What I’ve done instead is I’ve read:

  • Part of a Salon.com article about an English teacher whose mother was F. Scott Fitzgerald’s last lover.
  • Splitsider post about the Seinfeld “Parking Garage” bottle episode.
  • A gossip columnist’s take on Selena Gomez’s rude ankle-baring selfie in a Dubai mosque.
  • An NPR story about an English greenhouse that's battling global threats against the cocoa plant.

I researched vows of silence in the Catholic monastic tradition. I checked our bank account balance. I scrolled through my Facebook and Twitter feeds in search of new reading material on top of what I’ve already read today.

But none of that was what I set out to do this morning, and so this detour becomes what I want to talk about instead.

"The Parking Garage" episode of Seinfeld.
In the Seinfeld “Parking Garage” episode, Jerry drops a remark I think captures the trouble I’m having today: “Why do I always have the feeling that everybody’s doing something better than me on Saturday afternoons?”

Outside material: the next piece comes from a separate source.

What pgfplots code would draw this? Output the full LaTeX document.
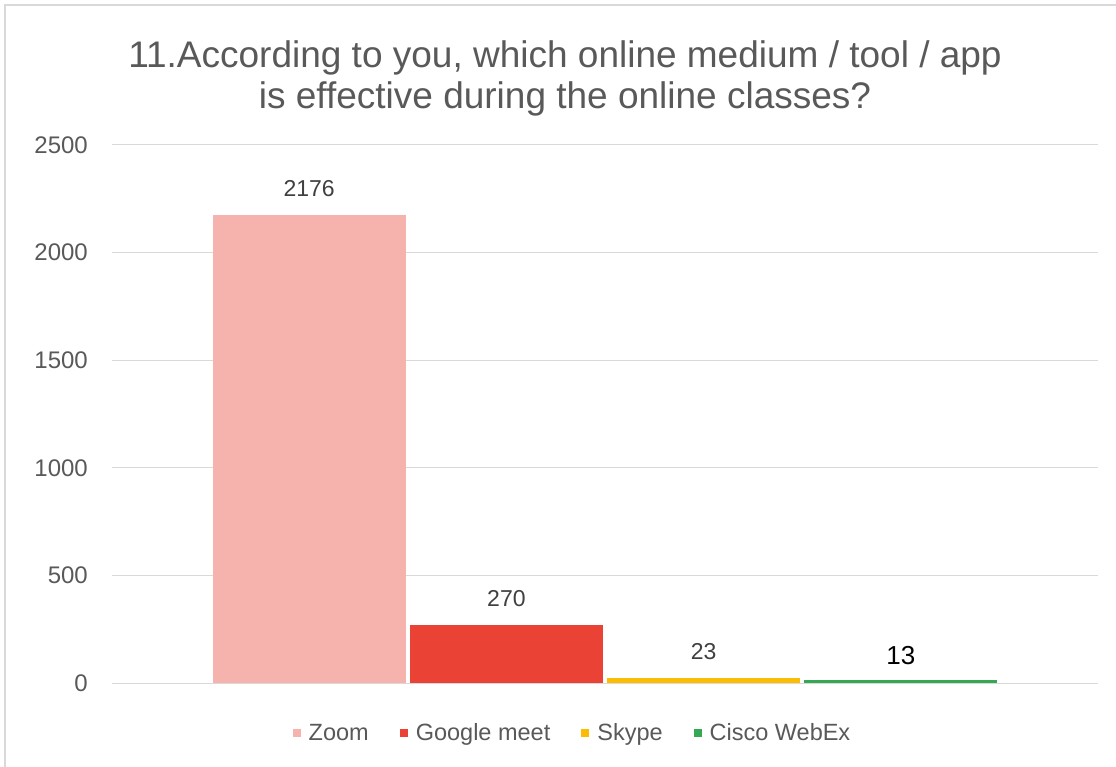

Now granted, it’s Sunday, not Saturday, but you get the point. The time-wasting that ensues on Facebook and in other types of Internet surfing is egged on by that little voice in your head that says: “Before you live your own life, check this person's life out. It’s bound to be better than what you had planned.”

But is it? Not usually. What is more rewarding than sticking to your commitment to write? What is better than the faithful pursuit of your craft? What gives more pleasure than knowing you are doing what you were made to do?